▼
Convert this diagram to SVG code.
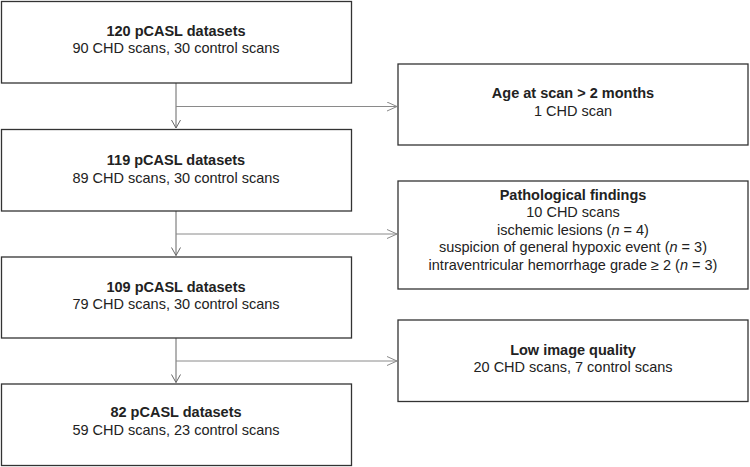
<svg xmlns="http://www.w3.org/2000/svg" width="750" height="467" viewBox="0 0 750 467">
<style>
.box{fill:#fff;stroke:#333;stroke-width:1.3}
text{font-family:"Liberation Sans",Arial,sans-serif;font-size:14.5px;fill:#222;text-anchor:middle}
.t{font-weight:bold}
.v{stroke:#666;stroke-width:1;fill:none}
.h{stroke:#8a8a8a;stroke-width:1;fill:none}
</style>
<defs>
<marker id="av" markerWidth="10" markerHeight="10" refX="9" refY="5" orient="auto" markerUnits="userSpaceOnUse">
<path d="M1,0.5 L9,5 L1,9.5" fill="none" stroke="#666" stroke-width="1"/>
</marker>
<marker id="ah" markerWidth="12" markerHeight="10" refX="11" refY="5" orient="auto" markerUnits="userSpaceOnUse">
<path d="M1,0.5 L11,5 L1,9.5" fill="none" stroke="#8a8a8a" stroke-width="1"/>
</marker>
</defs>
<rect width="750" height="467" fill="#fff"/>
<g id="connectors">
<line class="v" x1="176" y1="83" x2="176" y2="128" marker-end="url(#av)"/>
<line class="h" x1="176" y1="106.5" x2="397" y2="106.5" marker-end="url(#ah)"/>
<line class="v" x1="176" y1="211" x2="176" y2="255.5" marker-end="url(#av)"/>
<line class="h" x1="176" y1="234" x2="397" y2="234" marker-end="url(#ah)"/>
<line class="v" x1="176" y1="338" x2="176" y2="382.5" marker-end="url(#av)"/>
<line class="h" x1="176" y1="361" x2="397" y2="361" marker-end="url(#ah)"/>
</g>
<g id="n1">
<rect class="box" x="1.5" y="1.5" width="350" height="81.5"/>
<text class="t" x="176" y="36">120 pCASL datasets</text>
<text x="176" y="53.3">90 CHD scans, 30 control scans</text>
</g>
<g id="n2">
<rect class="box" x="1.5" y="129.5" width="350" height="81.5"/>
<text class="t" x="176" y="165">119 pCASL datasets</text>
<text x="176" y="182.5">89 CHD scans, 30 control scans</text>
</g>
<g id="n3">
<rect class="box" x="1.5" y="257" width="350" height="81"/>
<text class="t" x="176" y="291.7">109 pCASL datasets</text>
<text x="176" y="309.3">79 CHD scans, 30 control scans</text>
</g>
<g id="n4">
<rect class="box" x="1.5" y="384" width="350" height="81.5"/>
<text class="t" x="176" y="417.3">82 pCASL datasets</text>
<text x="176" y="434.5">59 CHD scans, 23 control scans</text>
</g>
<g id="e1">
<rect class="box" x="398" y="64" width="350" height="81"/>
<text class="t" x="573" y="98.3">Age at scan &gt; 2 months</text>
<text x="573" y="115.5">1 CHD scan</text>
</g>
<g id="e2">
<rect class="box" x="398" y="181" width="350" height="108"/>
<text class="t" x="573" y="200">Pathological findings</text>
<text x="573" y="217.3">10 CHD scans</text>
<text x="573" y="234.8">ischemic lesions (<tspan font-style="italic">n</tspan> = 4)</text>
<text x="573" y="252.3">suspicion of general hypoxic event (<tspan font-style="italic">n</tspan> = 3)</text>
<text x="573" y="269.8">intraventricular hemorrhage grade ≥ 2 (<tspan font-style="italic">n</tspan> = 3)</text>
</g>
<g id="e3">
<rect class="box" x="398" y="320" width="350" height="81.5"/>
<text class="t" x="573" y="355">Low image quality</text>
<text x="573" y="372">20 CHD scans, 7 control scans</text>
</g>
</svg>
▲
▶ **DIRECTIONS FOR THIS TASK**
Retype everything in the material word for word, minus pictures.

▶ **WRITTEN ANSWER**
Convert this diagram to SVG code.
<svg xmlns="http://www.w3.org/2000/svg" width="750" height="467" viewBox="0 0 750 467">
<style>
.box{fill:#fff;stroke:#333;stroke-width:1.3}
text{font-family:"Liberation Sans",Arial,sans-serif;font-size:14.5px;fill:#222;text-anchor:middle}
.t{font-weight:bold}
.v{stroke:#666;stroke-width:1;fill:none}
.h{stroke:#8a8a8a;stroke-width:1;fill:none}
</style>
<defs>
<marker id="av" markerWidth="10" markerHeight="10" refX="9" refY="5" orient="auto" markerUnits="userSpaceOnUse">
<path d="M1,0.5 L9,5 L1,9.5" fill="none" stroke="#666" stroke-width="1"/>
</marker>
<marker id="ah" markerWidth="12" markerHeight="10" refX="11" refY="5" orient="auto" markerUnits="userSpaceOnUse">
<path d="M1,0.5 L11,5 L1,9.5" fill="none" stroke="#8a8a8a" stroke-width="1"/>
</marker>
</defs>
<rect width="750" height="467" fill="#fff"/>
<g id="connectors">
<line class="v" x1="176" y1="83" x2="176" y2="128" marker-end="url(#av)"/>
<line class="h" x1="176" y1="106.5" x2="397" y2="106.5" marker-end="url(#ah)"/>
<line class="v" x1="176" y1="211" x2="176" y2="255.5" marker-end="url(#av)"/>
<line class="h" x1="176" y1="234" x2="397" y2="234" marker-end="url(#ah)"/>
<line class="v" x1="176" y1="338" x2="176" y2="382.5" marker-end="url(#av)"/>
<line class="h" x1="176" y1="361" x2="397" y2="361" marker-end="url(#ah)"/>
</g>
<g id="n1">
<rect class="box" x="1.5" y="1.5" width="350" height="81.5"/>
<text class="t" x="176" y="36">120 pCASL datasets</text>
<text x="176" y="53.3">90 CHD scans, 30 control scans</text>
</g>
<g id="n2">
<rect class="box" x="1.5" y="129.5" width="350" height="81.5"/>
<text class="t" x="176" y="165">119 pCASL datasets</text>
<text x="176" y="182.5">89 CHD scans, 30 control scans</text>
</g>
<g id="n3">
<rect class="box" x="1.5" y="257" width="350" height="81"/>
<text class="t" x="176" y="291.7">109 pCASL datasets</text>
<text x="176" y="309.3">79 CHD scans, 30 control scans</text>
</g>
<g id="n4">
<rect class="box" x="1.5" y="384" width="350" height="81.5"/>
<text class="t" x="176" y="417.3">82 pCASL datasets</text>
<text x="176" y="434.5">59 CHD scans, 23 control scans</text>
</g>
<g id="e1">
<rect class="box" x="398" y="64" width="350" height="81"/>
<text class="t" x="573" y="98.3">Age at scan &gt; 2 months</text>
<text x="573" y="115.5">1 CHD scan</text>
</g>
<g id="e2">
<rect class="box" x="398" y="181" width="350" height="108"/>
<text class="t" x="573" y="200">Pathological findings</text>
<text x="573" y="217.3">10 CHD scans</text>
<text x="573" y="234.8">ischemic lesions (<tspan font-style="italic">n</tspan> = 4)</text>
<text x="573" y="252.3">suspicion of general hypoxic event (<tspan font-style="italic">n</tspan> = 3)</text>
<text x="573" y="269.8">intraventricular hemorrhage grade ≥ 2 (<tspan font-style="italic">n</tspan> = 3)</text>
</g>
<g id="e3">
<rect class="box" x="398" y="320" width="350" height="81.5"/>
<text class="t" x="573" y="355">Low image quality</text>
<text x="573" y="372">20 CHD scans, 7 control scans</text>
</g>
</svg>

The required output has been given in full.